• **Aim of the exercise**:
The listing below must be repeated word for word, with its images excluded.

....

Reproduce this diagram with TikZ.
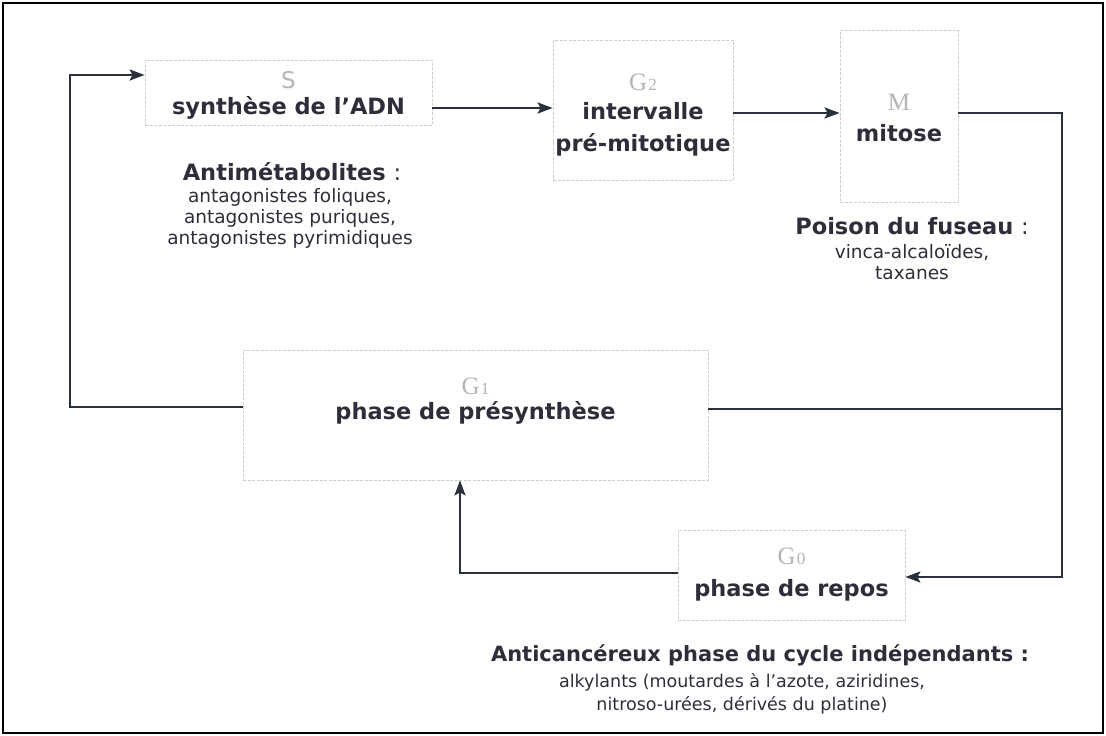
\documentclass[tikz,border=0pt]{standalone}
\usepackage{fontspec}
\setmainfont{DejaVu Sans}
\newfontfamily\serifg{Liberation Serif}
\usetikzlibrary{arrows.meta,calc}
\definecolor{ink}{HTML}{2A2F3C}
\definecolor{txt}{HTML}{2E2E3A}
\definecolor{lab}{HTML}{B4B4B8}
\definecolor{edge}{HTML}{CFCFD2}
\tikzset{
  phasebox/.style={draw=edge, line width=0.8pt, dash pattern=on 3pt off 1.5pt, fill=white, inner sep=0pt},
  conn/.style={draw=ink, line width=2.4pt},
  arr/.style={conn, -{Stealth[length=15pt,width=11pt,inset=3pt]}},
  boldt/.style={text=txt, font=\bfseries\fontsize{22.5}{32}\selectfont, inner sep=0pt, align=center},
  normt/.style={text=txt, font=\fontsize{18.5}{21}\selectfont, inner sep=0pt, align=center},
  glab/.style={text=lab, font=\serifg\fontsize{25}{26}\selectfont, inner sep=0pt},
  slab/.style={text=lab, font=\fontsize{23}{26}\selectfont, inner sep=0pt}
}
\begin{document}
\begin{tikzpicture}[x=1pt,y=-1pt]
\useasboundingbox (0,0) rectangle (1106,736);
\draw[black, line width=1.2pt] (3,3) rectangle (1103,733);
% boxes
\node[phasebox, minimum width=287pt, minimum height=65pt] (S) at (288.5,92.5) {};
\node[phasebox, minimum width=180pt, minimum height=140pt] (G2) at (643,110) {};
\node[phasebox, minimum width=118pt, minimum height=172pt] (M) at (899,116) {};
\node[phasebox, minimum width=465pt, minimum height=130pt] (G1) at (475.5,415) {};
\node[phasebox, minimum width=227pt, minimum height=90pt] (G0) at (791.5,575) {};
% box labels
\node[slab] (Sl) at (288.5,80) {S};
\node[boldt] (St) at (288.5,108) {synthèse de l’ADN};
\node[glab] (G2l) at (643,82) {G\kern1pt{\fontsize{17}{18}\selectfont 2}};
\node[boldt] (G2t) at (643,129) {intervalle\\pré-mitotique};
\node[glab] (Ml) at (899,102) {M};
\node[boldt] (Mt) at (899,133) {mitose};
\node[glab] (G1l) at (475.5,386) {G\kern1pt{\fontsize{17}{18}\selectfont 1}};
\node[boldt] (G1t) at (475.5,413) {phase de présynthèse};
\node[glab] (G0l) at (791.5,556) {G\kern1pt{\fontsize{17}{18}\selectfont 0}};
\node[boldt] (G0t) at (791.5,590) {phase de repos};
% drug texts
\node[boldt] (Ah) at (292,172) {Antimétabolites {\mdseries :}};
\node[normt] (At) at (290,218) {antagonistes foliques,\\antagonistes puriques,\\antagonistes pyrimidiques};
\node[boldt] (Ph) at (912,226) {Poison du fuseau {\mdseries :}};
\node[normt] (Pt) at (912,262) {vinca-alcaloïdes,\\taxanes};
\node[boldt, font=\bfseries\fontsize{21}{24}\selectfont] (Bh) at (760,655) {Anticancéreux phase du cycle indépendants :};
\node[normt, font=\fontsize{17.5}{23}\selectfont] (Bt) at (742,694) {alkylants (moutardes à l’azote, aziridines,\\nitroso-urées, dérivés du platine)};
% connectors
\path ([yshift=-15.5pt]S.east) coordinate (a1);
\draw[arr] (a1) -- (a1 -| G2.west);
\path ([yshift=-3pt]G2.east) coordinate (a2);
\draw[arr] (a2) -- (a2 -| M.west);
\coordinate (R) at (1062,113);
\path ([yshift=3pt]M.east) coordinate (a3);
\path ([yshift=-2pt]G0.east) coordinate (a4);
\draw[arr] (a3) -- (a3 -| R) -- (R |- a4) -- (a4);
\path ([yshift=6pt]G1.east) coordinate (a5);
\draw[conn] (a5) -- (a5 -| R);
\path ([yshift=2pt]G0.west) coordinate (a6);
\coordinate (Lb) at (460,480);
\draw[arr] (a6) -- (a6 -| Lb) -- (Lb |- G1.south);
\path ([yshift=8pt]G1.west) coordinate (a7);
\path ([yshift=17.5pt]S.west) coordinate (a8);
\coordinate (L) at (70,75);
\draw[arr] (a7) -- (a7 -| L) -- (L |- a8) -- (a8);
\end{tikzpicture}
\end{document}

....

• **The reply**:
Reproduce this diagram with TikZ.
\documentclass[tikz,border=0pt]{standalone}
\usepackage{fontspec}
\setmainfont{DejaVu Sans}
\newfontfamily\serifg{Liberation Serif}
\usetikzlibrary{arrows.meta,calc}
\definecolor{ink}{HTML}{2A2F3C}
\definecolor{txt}{HTML}{2E2E3A}
\definecolor{lab}{HTML}{B4B4B8}
\definecolor{edge}{HTML}{CFCFD2}
\tikzset{
  phasebox/.style={draw=edge, line width=0.8pt, dash pattern=on 3pt off 1.5pt, fill=white, inner sep=0pt},
  conn/.style={draw=ink, line width=2.4pt},
  arr/.style={conn, -{Stealth[length=15pt,width=11pt,inset=3pt]}},
  boldt/.style={text=txt, font=\bfseries\fontsize{22.5}{32}\selectfont, inner sep=0pt, align=center},
  normt/.style={text=txt, font=\fontsize{18.5}{21}\selectfont, inner sep=0pt, align=center},
  glab/.style={text=lab, font=\serifg\fontsize{25}{26}\selectfont, inner sep=0pt},
  slab/.style={text=lab, font=\fontsize{23}{26}\selectfont, inner sep=0pt}
}
\begin{document}
\begin{tikzpicture}[x=1pt,y=-1pt]
\useasboundingbox (0,0) rectangle (1106,736);
\draw[black, line width=1.2pt] (3,3) rectangle (1103,733);
% boxes
\node[phasebox, minimum width=287pt, minimum height=65pt] (S) at (288.5,92.5) {};
\node[phasebox, minimum width=180pt, minimum height=140pt] (G2) at (643,110) {};
\node[phasebox, minimum width=118pt, minimum height=172pt] (M) at (899,116) {};
\node[phasebox, minimum width=465pt, minimum height=130pt] (G1) at (475.5,415) {};
\node[phasebox, minimum width=227pt, minimum height=90pt] (G0) at (791.5,575) {};
% box labels
\node[slab] (Sl) at (288.5,80) {S};
\node[boldt] (St) at (288.5,108) {synthèse de l’ADN};
\node[glab] (G2l) at (643,82) {G\kern1pt{\fontsize{17}{18}\selectfont 2}};
\node[boldt] (G2t) at (643,129) {intervalle\\pré-mitotique};
\node[glab] (Ml) at (899,102) {M};
\node[boldt] (Mt) at (899,133) {mitose};
\node[glab] (G1l) at (475.5,386) {G\kern1pt{\fontsize{17}{18}\selectfont 1}};
\node[boldt] (G1t) at (475.5,413) {phase de présynthèse};
\node[glab] (G0l) at (791.5,556) {G\kern1pt{\fontsize{17}{18}\selectfont 0}};
\node[boldt] (G0t) at (791.5,590) {phase de repos};
% drug texts
\node[boldt] (Ah) at (292,172) {Antimétabolites {\mdseries :}};
\node[normt] (At) at (290,218) {antagonistes foliques,\\antagonistes puriques,\\antagonistes pyrimidiques};
\node[boldt] (Ph) at (912,226) {Poison du fuseau {\mdseries :}};
\node[normt] (Pt) at (912,262) {vinca-alcaloïdes,\\taxanes};
\node[boldt, font=\bfseries\fontsize{21}{24}\selectfont] (Bh) at (760,655) {Anticancéreux phase du cycle indépendants :};
\node[normt, font=\fontsize{17.5}{23}\selectfont] (Bt) at (742,694) {alkylants (moutardes à l’azote, aziridines,\\nitroso-urées, dérivés du platine)};
% connectors
\path ([yshift=-15.5pt]S.east) coordinate (a1);
\draw[arr] (a1) -- (a1 -| G2.west);
\path ([yshift=-3pt]G2.east) coordinate (a2);
\draw[arr] (a2) -- (a2 -| M.west);
\coordinate (R) at (1062,113);
\path ([yshift=3pt]M.east) coordinate (a3);
\path ([yshift=-2pt]G0.east) coordinate (a4);
\draw[arr] (a3) -- (a3 -| R) -- (R |- a4) -- (a4);
\path ([yshift=6pt]G1.east) coordinate (a5);
\draw[conn] (a5) -- (a5 -| R);
\path ([yshift=2pt]G0.west) coordinate (a6);
\coordinate (Lb) at (460,480);
\draw[arr] (a6) -- (a6 -| Lb) -- (Lb |- G1.south);
\path ([yshift=8pt]G1.west) coordinate (a7);
\path ([yshift=17.5pt]S.west) coordinate (a8);
\coordinate (L) at (70,75);
\draw[arr] (a7) -- (a7 -| L) -- (L |- a8) -- (a8);
\end{tikzpicture}
\end{document}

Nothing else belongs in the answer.